Online Fallout: The Roleplaying Game campaigns
Fallout: The Roleplaying Game Dungeon Masters
Frequently asked questions about Fallout: The Roleplaying Game
Explore Fallout: The Roleplaying Game Classes
Super Mutant
You are a brutal, mutated human, forced to evolve from thoughtless experiments by the twisted science of the pre- and post-war world. Infected with the Forced Evolutionary Virus (F. E.V.), your body has mutated into a tall, muscular killing machine, filled with a rage.
Mister Handy
The General Atomics International robot “Mister Handy” exploded onto the robotic market as a reliable construction robot, known for its durability and ease of maintenance, but its real breakthrough came in a collaboration with RobCo to produce a domestic model. Many models exist, and you could come from any of the Mister Handy, Mister Gutsy, Miss Nanny, or Mister Orderly series. You are powered by a nuclear core, can replace your own fuel, and repair yourself or other Mister Handy units. Your model has three mechanical arms and three mechanical eyes on stalks, and your jet propulsion keeps you hovering above the ground, providing you have all the fuel you need. With this rugged design, you have survived so far.
Ghoul
You are a “ghoul”—a necrotic post-human—one of many rag-tag survivors who weren’t lucky enough to get into a Vault-Tec facility. You may have been born after the war, and over time developed the necrotic mutation. You may have come from Vault 12 in Bakersfield, California, whose vault door did not close, exposing the population to the radiation from outside. You may have taken refuge in a ghoul settlement, like Underworld in the Capital Wasteland, and have ventured out recently to explore, scavenge, and survive.
Brotherhood Initiate
Born from the terrible revelations of the Mariposa Rebellion, Roger Maxson formed the Brotherhood of Steel so that his people—and eventually the rest of the survivors in this new world—would have something to believe in. With its own mythology, creed, and hierarchy, the Brotherhood of Steel’s primary goal is the recovery and preservation of the technology of the pre-war world.
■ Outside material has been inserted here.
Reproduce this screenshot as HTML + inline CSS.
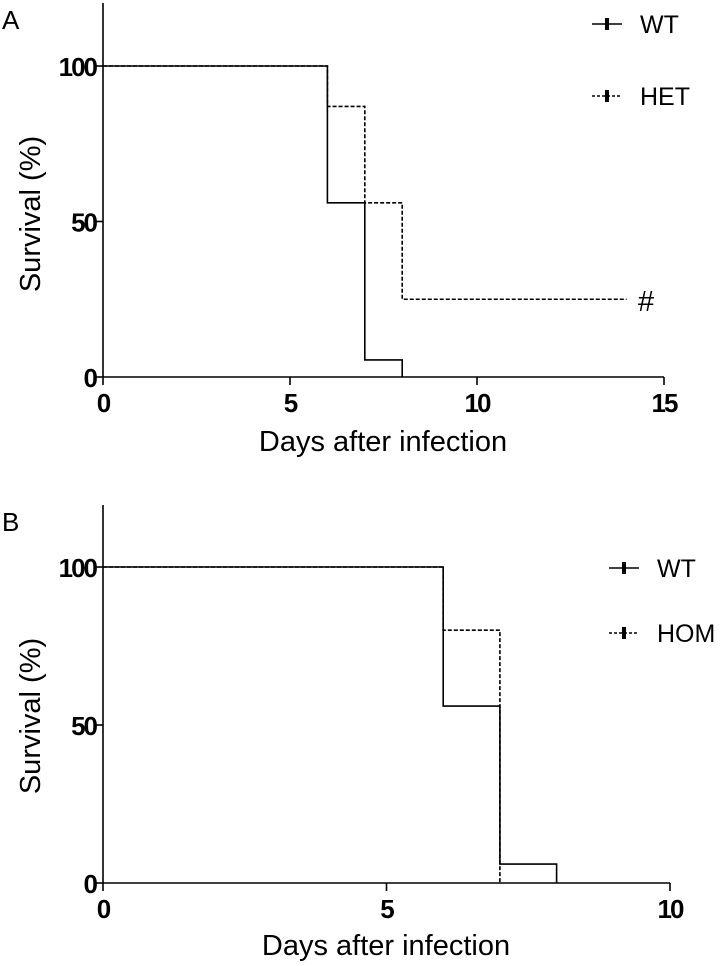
<!DOCTYPE html>
<html><head><meta charset="utf-8"><style>
body{margin:0;background:#fff}
svg{display:block;font-family:"Liberation Sans",sans-serif}
.tick{font-weight:bold;font-size:26px;letter-spacing:-2px}
.ax{stroke:#000;stroke-width:1.6;fill:none}
</style></head><body>
<svg id="s" width="720" height="966">
<text x="2" y="29" font-size="26">A</text>
<text x="2" y="531" font-size="26">B</text>
<text transform="translate(40,214) rotate(-90)" text-anchor="middle" font-size="29">Survival (%)</text>
<text transform="translate(40,716) rotate(-90)" text-anchor="middle" font-size="29">Survival (%)</text>
<text x="383" y="451" text-anchor="middle" font-size="29">Days after infection</text>
<text x="386" y="955" text-anchor="middle" font-size="29">Days after infection</text>
<text x="638" y="311" font-size="29">#</text>
</svg>
<script>
const yTicks=[0,50,100];
const xTicksA=[0,5,10,15];
const xTicksB=[0,5,10];
const wtA_t=[0,6,7,8];
const wtA_v=[100,56,5.5,0];
const hetA_t=[0,6,7,8,14];
const hetA_v=[100,87,56,25,25];
const wtB_t=[0,6,7,8];
const wtB_v=[100,56,6,0];
const homB_t=[0,6,7];
const homB_v=[100,80,0];
const NS='http://www.w3.org/2000/svg';
const svg=document.getElementById('s');
function mk(t,a){const e=document.createElementNS(NS,t);for(const k in a)e.setAttribute(k,a[k]);svg.appendChild(e);return e;}
function panel(p){
  const X=d=>p.x0+d*p.dx, Y=v=>p.y0-v*p.dy;
  const ya=mk('line',{x1:X(0),y1:p.top,x2:X(0),y2:Y(0),class:'ax'});
  
  
  const xa=mk('line',{x1:X(0),y1:Y(0),x2:X(p.xt[p.xt.length-1]),y2:Y(0),class:'ax'});
  
  
  yTicks.forEach(v=>{
    mk('line',{x1:X(0)-7,y1:Y(v),x2:X(0),y2:Y(v),class:'ax'});
    const t=mk('text',{x:X(0)-7,y:Y(v)+10,'text-anchor':'end',class:'tick'});t.textContent=v;
    
    
  });
  p.xt.forEach(v=>{
    mk('line',{x1:X(v),y1:Y(0),x2:X(v),y2:Y(0)+8,class:'ax'});
    const t=mk('text',{x:X(v),y:Y(0)+35,'text-anchor':'middle',class:'tick'});t.textContent=v;
    
    
  });
  p.series.forEach(s=>{
    let d='M'+X(s.t[0])+','+Y(s.v[0]);
    for(let i=1;i<s.t.length;i++){d+='H'+X(s.t[i])+'V'+Y(s.v[i]);}
    const a={d:d,fill:'none',stroke:'#000','stroke-width':1.6};
    if(s.dash)a['stroke-dasharray']='4,2';
    const e=mk('path',a);
    
    
    const ly=s.ly;
    const l=mk('line',{x1:p.lx,y1:ly,x2:p.lx+30,y2:ly,stroke:'#000','stroke-width':1.6});
    if(s.dash)l.setAttribute('stroke-dasharray','3,2');
    
    
    mk('rect',{x:p.lx+13,y:ly-6,width:4,height:12,fill:'#000'});
    const t=mk('text',{x:p.lx+48,y:ly+9,'font-size':25});t.textContent=s.name;
    
    
  });
}
panel({id:'a',x0:103,dx:37.4,y0:377,dy:3.11,top:3,xt:xTicksA,lx:592,
  series:[{name:'WT',t:wtA_t,v:wtA_v,ly:24},{name:'HET',t:hetA_t,v:hetA_v,dash:true,ly:96}]});
panel({id:'b',x0:103,dx:56.7,y0:883,dy:3.16,top:505,xt:xTicksB,lx:609,
  series:[{name:'WT',t:wtB_t,v:wtB_v,ly:568},{name:'HOM',t:homB_t,v:homB_v,dash:true,ly:633}]});
</script>
</body></html>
With the Great War disrupting humanity’s access to technology, the Brotherhood’s knights and scribes do all they can to secure the technology of the past, for the needs of future generations. You may be a descendant of a knight or paladin, born into the Brotherhood and a firm believer of their doctrine, or you may be a new recruit, pledging yourself to their cause and looking to rise through their ranks.
Survivor
You are the living legacy of the people who prepared for Armageddon on their own. You are only alive in the post-nuclear apocalyptic landscape because your forebears dug in, survived, and found community enough to continue humanity’s existence. You could be from any number of settlements, isolated shelters, or traveling groups that sparsely populate the wasteland from West Coast to East Coast.
Vault Dweller
When the bombs were falling, you or your predecessors were lucky enough to be safely secured in one of the one hundred and twenty-two Vault-Tec facilities, deep underground protected by thick blast doors and layers of rock and concrete. Your family either had enough money to buy their space or were randomly selected to enter the vault to be saved from the nuclear devastation above—perhaps only to be condemned to immoral experiments run by Vault-Tec on unwitting participants.